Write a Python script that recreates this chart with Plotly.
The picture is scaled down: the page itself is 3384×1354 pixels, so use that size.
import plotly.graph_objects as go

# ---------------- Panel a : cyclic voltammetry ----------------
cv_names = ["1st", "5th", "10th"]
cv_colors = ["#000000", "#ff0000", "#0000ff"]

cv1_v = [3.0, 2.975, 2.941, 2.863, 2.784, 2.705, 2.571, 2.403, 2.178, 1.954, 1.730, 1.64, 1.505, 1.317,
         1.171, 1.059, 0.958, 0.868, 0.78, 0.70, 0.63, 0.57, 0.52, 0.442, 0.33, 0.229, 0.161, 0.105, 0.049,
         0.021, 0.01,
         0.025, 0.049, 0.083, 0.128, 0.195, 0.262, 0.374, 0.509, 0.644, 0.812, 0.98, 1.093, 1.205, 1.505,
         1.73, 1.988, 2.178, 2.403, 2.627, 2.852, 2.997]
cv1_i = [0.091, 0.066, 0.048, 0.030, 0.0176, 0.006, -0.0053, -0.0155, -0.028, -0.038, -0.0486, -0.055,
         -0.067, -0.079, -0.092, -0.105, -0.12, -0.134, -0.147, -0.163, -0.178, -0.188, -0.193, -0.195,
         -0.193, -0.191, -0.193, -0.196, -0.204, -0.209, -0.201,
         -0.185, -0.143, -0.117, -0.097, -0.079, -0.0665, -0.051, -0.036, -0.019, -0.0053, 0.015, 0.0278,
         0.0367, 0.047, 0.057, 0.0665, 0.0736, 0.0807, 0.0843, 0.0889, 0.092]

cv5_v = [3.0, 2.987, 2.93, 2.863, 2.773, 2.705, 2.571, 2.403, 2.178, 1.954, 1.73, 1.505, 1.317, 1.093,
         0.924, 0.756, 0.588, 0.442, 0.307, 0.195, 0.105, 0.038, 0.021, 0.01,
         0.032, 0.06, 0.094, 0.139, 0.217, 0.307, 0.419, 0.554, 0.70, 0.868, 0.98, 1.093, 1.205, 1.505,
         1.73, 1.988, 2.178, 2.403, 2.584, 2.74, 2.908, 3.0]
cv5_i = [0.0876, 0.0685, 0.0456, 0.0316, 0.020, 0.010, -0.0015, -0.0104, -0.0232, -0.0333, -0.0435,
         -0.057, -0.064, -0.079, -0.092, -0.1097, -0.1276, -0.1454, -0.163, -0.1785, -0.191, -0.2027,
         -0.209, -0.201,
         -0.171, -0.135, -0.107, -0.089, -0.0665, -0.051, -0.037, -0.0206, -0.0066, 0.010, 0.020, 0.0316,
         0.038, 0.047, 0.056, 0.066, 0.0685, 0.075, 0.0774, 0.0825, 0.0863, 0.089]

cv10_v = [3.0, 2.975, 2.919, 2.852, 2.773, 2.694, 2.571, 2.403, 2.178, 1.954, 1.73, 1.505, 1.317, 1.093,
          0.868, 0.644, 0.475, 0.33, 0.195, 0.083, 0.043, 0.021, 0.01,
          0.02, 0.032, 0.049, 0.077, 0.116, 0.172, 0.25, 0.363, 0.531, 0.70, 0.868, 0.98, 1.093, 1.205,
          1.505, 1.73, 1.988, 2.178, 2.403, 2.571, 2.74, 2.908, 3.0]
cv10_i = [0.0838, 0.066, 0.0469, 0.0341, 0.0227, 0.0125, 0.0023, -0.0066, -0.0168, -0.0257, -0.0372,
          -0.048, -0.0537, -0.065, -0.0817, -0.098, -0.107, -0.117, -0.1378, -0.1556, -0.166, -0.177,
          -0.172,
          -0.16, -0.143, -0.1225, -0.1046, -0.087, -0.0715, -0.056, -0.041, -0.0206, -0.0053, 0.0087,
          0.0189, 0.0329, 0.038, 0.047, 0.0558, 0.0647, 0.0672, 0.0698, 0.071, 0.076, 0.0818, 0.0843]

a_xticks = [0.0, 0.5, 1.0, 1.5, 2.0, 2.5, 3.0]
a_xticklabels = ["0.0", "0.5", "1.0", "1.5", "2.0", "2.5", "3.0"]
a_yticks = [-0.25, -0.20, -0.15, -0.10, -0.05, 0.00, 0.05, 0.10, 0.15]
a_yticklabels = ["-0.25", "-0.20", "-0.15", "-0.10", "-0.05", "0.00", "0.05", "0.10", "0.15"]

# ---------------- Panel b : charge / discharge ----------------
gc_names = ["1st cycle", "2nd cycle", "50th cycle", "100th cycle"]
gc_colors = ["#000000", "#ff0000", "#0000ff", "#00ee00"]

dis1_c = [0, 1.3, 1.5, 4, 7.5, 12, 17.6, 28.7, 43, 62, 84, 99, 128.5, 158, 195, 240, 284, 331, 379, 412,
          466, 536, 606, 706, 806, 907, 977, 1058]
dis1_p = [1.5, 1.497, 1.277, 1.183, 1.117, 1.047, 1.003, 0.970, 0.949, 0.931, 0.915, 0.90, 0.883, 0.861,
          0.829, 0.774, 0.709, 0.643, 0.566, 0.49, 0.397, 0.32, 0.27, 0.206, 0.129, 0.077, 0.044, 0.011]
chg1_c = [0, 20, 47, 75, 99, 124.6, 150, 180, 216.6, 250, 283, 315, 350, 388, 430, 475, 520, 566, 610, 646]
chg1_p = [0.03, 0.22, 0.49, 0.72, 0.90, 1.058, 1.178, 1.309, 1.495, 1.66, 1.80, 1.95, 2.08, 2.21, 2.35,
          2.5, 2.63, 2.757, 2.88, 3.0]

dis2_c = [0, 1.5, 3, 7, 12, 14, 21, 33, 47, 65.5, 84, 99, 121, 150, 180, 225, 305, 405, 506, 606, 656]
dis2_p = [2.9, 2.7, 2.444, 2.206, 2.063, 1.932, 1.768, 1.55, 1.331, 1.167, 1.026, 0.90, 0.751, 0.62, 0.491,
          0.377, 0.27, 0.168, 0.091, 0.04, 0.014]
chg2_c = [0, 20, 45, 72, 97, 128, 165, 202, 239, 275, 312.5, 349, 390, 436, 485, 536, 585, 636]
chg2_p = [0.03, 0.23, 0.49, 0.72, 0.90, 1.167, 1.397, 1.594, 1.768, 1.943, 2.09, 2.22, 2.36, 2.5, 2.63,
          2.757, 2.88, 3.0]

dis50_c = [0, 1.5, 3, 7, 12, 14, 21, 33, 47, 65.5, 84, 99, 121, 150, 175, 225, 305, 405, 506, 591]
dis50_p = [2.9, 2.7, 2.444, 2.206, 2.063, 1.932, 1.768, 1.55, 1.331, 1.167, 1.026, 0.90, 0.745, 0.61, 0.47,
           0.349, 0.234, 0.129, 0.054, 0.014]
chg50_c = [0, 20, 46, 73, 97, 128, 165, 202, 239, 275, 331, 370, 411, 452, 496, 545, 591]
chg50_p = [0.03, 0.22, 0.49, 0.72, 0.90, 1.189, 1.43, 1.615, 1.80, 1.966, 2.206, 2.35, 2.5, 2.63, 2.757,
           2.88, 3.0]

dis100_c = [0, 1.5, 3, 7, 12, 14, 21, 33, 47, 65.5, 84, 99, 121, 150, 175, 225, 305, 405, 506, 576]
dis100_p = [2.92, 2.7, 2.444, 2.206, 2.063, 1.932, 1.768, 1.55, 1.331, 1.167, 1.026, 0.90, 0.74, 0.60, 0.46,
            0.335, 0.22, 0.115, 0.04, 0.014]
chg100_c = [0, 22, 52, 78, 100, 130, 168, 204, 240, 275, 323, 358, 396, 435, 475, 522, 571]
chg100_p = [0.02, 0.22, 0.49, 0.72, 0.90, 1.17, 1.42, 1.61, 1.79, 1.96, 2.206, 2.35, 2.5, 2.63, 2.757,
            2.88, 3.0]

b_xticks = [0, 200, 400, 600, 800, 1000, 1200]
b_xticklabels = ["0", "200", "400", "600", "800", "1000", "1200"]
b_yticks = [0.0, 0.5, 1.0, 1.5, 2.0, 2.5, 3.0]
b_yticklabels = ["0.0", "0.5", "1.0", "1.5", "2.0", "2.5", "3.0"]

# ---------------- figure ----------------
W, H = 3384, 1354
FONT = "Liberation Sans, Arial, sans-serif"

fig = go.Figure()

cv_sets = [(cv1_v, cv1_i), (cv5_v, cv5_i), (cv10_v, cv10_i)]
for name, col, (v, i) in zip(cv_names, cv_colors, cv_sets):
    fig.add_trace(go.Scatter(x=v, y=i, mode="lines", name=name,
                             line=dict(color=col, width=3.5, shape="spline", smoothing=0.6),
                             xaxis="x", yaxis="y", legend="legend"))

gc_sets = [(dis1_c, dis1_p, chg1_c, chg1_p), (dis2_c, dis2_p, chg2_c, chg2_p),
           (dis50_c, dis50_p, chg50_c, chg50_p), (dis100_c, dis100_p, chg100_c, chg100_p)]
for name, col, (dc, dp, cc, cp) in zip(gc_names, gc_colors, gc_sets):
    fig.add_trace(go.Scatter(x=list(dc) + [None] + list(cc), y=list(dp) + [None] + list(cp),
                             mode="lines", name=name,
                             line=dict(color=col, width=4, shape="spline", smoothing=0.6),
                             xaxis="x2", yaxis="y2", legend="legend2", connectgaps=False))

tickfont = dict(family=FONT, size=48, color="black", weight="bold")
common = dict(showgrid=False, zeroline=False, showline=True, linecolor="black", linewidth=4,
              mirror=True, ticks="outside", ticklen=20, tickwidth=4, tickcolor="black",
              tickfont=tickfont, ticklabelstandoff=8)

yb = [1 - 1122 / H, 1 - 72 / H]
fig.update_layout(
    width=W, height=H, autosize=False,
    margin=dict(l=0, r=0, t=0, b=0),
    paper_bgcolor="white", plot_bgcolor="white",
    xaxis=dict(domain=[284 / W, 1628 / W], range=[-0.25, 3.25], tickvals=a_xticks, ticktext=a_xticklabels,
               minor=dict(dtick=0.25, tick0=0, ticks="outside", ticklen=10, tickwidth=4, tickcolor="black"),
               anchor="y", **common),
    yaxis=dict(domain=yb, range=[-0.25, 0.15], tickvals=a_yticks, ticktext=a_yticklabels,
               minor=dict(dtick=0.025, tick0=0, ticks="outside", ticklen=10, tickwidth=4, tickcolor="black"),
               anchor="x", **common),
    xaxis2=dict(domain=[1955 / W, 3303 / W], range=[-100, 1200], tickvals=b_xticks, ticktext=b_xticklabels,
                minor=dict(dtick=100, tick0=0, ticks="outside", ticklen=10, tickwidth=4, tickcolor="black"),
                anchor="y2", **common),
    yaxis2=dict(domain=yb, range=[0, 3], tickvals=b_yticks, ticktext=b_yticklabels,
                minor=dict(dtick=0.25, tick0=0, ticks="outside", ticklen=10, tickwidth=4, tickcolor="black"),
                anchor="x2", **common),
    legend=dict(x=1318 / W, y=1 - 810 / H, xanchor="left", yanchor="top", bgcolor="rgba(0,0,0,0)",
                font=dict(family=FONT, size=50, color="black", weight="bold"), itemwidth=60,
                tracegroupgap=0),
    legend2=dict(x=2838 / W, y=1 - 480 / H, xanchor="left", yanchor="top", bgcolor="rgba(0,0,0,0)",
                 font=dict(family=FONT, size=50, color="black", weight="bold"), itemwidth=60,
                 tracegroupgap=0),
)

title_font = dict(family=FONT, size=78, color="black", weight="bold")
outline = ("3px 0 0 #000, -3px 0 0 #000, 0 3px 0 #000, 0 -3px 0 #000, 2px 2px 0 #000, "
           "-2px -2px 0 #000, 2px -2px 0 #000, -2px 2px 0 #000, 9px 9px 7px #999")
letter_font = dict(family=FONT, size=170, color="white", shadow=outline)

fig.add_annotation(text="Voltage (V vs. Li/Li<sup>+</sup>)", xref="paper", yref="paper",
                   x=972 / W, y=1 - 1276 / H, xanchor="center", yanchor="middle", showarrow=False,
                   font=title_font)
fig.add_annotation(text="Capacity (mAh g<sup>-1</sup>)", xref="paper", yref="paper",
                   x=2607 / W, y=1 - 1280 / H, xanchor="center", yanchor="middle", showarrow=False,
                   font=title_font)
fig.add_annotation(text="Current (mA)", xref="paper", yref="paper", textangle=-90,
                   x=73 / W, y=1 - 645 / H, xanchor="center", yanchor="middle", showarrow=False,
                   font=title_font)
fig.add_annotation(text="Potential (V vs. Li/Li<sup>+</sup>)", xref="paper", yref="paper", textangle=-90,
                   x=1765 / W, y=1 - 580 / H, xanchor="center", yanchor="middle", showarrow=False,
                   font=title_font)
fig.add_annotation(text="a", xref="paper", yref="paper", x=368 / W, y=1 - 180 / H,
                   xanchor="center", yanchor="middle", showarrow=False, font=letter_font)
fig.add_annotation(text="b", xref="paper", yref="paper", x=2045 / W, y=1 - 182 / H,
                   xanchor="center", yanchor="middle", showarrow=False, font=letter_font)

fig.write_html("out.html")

## Work required:
Transcribe the lines above from the one with "The picture is" through the one with "0.0843, 0.0889, 0.092]". Include both ends and leave out every other line.

## Task response:
The picture is scaled down: the page itself is 3384×1354 pixels, so use that size.
import plotly.graph_objects as go

# ---------------- Panel a : cyclic voltammetry ----------------
cv_names = ["1st", "5th", "10th"]
cv_colors = ["#000000", "#ff0000", "#0000ff"]

cv1_v = [3.0, 2.975, 2.941, 2.863, 2.784, 2.705, 2.571, 2.403, 2.178, 1.954, 1.730, 1.64, 1.505, 1.317,
         1.171, 1.059, 0.958, 0.868, 0.78, 0.70, 0.63, 0.57, 0.52, 0.442, 0.33, 0.229, 0.161, 0.105, 0.049,
         0.021, 0.01,
         0.025, 0.049, 0.083, 0.128, 0.195, 0.262, 0.374, 0.509, 0.644, 0.812, 0.98, 1.093, 1.205, 1.505,
         1.73, 1.988, 2.178, 2.403, 2.627, 2.852, 2.997]
cv1_i = [0.091, 0.066, 0.048, 0.030, 0.0176, 0.006, -0.0053, -0.0155, -0.028, -0.038, -0.0486, -0.055,
         -0.067, -0.079, -0.092, -0.105, -0.12, -0.134, -0.147, -0.163, -0.178, -0.188, -0.193, -0.195,
         -0.193, -0.191, -0.193, -0.196, -0.204, -0.209, -0.201,
         -0.185, -0.143, -0.117, -0.097, -0.079, -0.0665, -0.051, -0.036, -0.019, -0.0053, 0.015, 0.0278,
         0.0367, 0.047, 0.057, 0.0665, 0.0736, 0.0807, 0.0843, 0.0889, 0.092]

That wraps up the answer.